When I have a proper sequencing of the pages (cannot be done
automagically) creating a pdf version of the manual becomes somewhat easier.
Html tags translate directly to calls to routines in pdflib and
pdflib can do the hyphenation and splitting of the pages as well.
It will no doubt lead to pages with lots of whitespace on them.
The main reason I want to create an epub version of the manual is threefold.
First of all I am seeing other projects releasing manuals in epub/pdf format.
A prime example of this is python. Python come with a manual in pdf, html, epub and
compiled html format (python uses sphinx for creation of the manual.
Sphinx uses latex for creation of the pdf file).
Secondly I have my doubt about the future of compiled html. It is somewhat of a deprecated
format. If a format comes along with equally good searching facilities (the index tab of the chm
browser is, at least on windows, unchallenged) then the days of compiled html are numbered
(the next epub standard could just provide such a facilitiy).
Thirdly the companies behind the epub format are looking to expand the epub standard.
It's clear they want to replace the pdf format with epub. Even Adobe is a member of the idpf
http://idpf.org/ (Adobe has released a pdf reader). The next pdf version would have been an
xml based format but Adobe has never released that next version and instead seems to have
opted to support the epub standard. epub seems to be THE format for electronic books.

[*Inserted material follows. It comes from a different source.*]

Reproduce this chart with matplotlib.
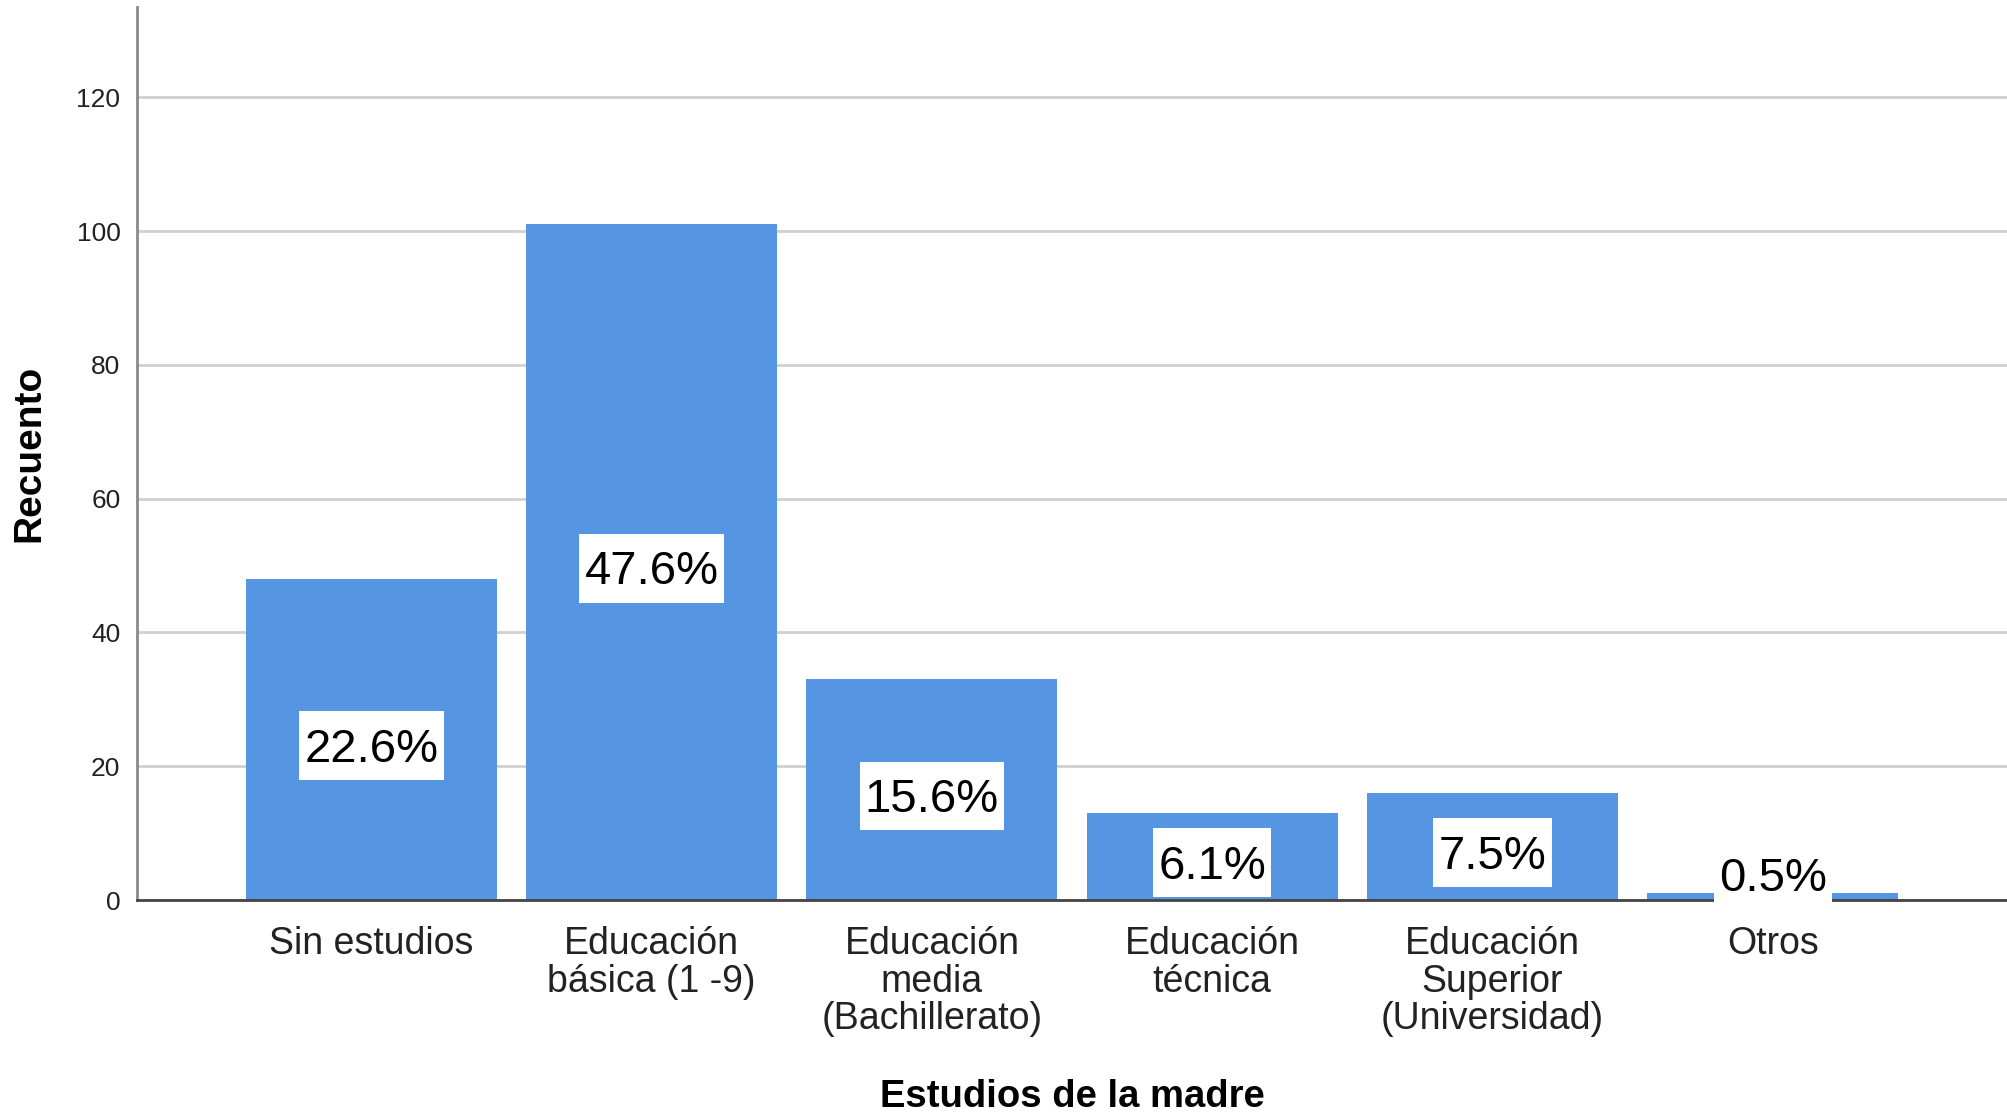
import numpy as np
import matplotlib
matplotlib.use("Agg")
import matplotlib.pyplot as plt
from matplotlib.path import Path

# Data
categories = ["Sin estudios", "Educación\nbásica (1 -9)", "Educación\nmedia\n(Bachillerato)",
              "Educación\ntécnica", "Educación\nSuperior\n(Universidad)", "Otros"]
counts = [48, 101, 33, 13, 16, 1]
percent_labels = ["22.6%", "47.6%", "15.6%", "6.1%", "7.5%", "0.5%"]
yticks = [0, 20, 40, 60, 80, 100, 120]

plt.rcParams['font.family'] = ['Liberation Sans', 'DejaVu Sans']


# white label box, taller than the text, digits centred in it
def label_box(x0, y0, width, height, mutation_size):
    padx = 0.11 * mutation_size
    pad_top = 0.345 * mutation_size
    pad_bottom = 0.175 * mutation_size
    x1 = x0 + width + padx
    y1 = y0 + height + pad_top
    x0 = x0 - padx
    y0 = y0 - pad_bottom
    return Path([(x0, y0), (x1, y0), (x1, y1), (x0, y1), (x0, y0)], closed=True)


fig = plt.figure(figsize=(20.07, 11.16), dpi=100)
ax = fig.add_axes([0.0683, 0.1935, 0.9317, 0.8002])

x = np.arange(len(categories))
bar_color = "#5595E2"
ax.bar(x, counts, width=0.895, color=bar_color, zorder=2)

# percentage labels in white boxes, centered in each bar
for xi, c, lab in zip(x, counts, percent_labels):
    ypos = max(c / 2, 4.6)
    ax.annotate(lab, (xi, ypos), xytext=(0, -7.3), textcoords="offset points",
                ha="center", va="center", fontsize=34, color="black",
                bbox=dict(boxstyle=label_box, facecolor="white", edgecolor="none"),
                zorder=3)

ax.set_xlim(-0.836, 5.836)
ax.set_ylim(0, 133.5)
ax.set_xticks(x)
ax.set_xticklabels(categories, fontsize=27, linespacing=1.065, color="#222222")
ax.set_yticks(yticks)
ax.set_yticklabels([str(t) for t in yticks], fontsize=19, color="#222222")
ax.tick_params(axis="x", length=0, pad=18.5)
ax.tick_params(axis="y", length=0, pad=12)

ax.grid(axis="y", color="#d0d0d0", linewidth=2, zorder=0)
ax.set_axisbelow(True)

for s in ["top", "right"]:
    ax.spines[s].set_visible(False)
ax.spines["left"].set_color("#8a8a8a")
ax.spines["left"].set_linewidth(2)
ax.spines["bottom"].set_color("#444444")
ax.spines["bottom"].set_linewidth(2)

ax.set_xlabel("Estudios de la madre", fontsize=27.5, fontweight="bold", labelpad=30)
ax.set_ylabel("Recuento", fontsize=28, fontweight="bold", labelpad=21)

fig.savefig("out.png", dpi=100)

The thinking here is that because epub will replace both pdf and chm future releases
of freebasic might need to come with only one manual: an epub one.
As the online wiki is already in html format it makes sense to use those pages to create an epub.
@TJF
I have seen your devhelp effort. devhelp seems to have the same indexing facility as the
chm browser. The only problem with devhelp is that I have not found a windows binary for it yet.

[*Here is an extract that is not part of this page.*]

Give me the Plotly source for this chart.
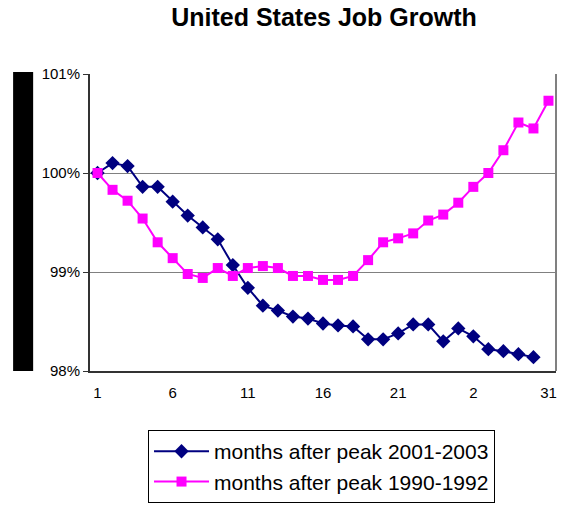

Creating binaries for a gtk+ related project like devhelp tends to be hard (it has a webkit
dependency which will make compilation that much harder) which might make devhelp a one -
platform solution. Given a devhelp binary I can see myself using a manual in devhelp format
instead of one in compiled html format. But you'd have to deliver either the devhelp binary or
a link to such a binary with the manual (otherwise you run the risk of win32 users having
to search for a devhelp binary themselves).

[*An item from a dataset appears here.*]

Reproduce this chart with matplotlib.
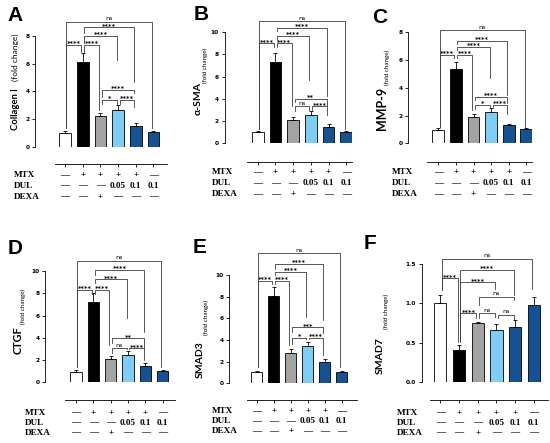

I thought about decompiling the chm file and using those html files as starting point for
the creation of an epub file. But those html files differ from the ones that are created by the
wakka parser (the php program that turns .wakka files into .html pages).
I am hoping to release an epub version of the manual soon (end of this week or end of next
week). A pdf version would be nice to have and it all depends upon the ease of use of
libpdf and coming up with a proper translation of html tags/the cascading style sheet
that comes with the online wiki. For the creation of the epub I can simply reuse the
online wiki pages (copy most of the content/change wiki pages a tiny bit).
More work is needed for the creation of a pdf version of the manual (the wiki pages need
to be parsed much more precise in order to generate appropriate calls to pdflib functions).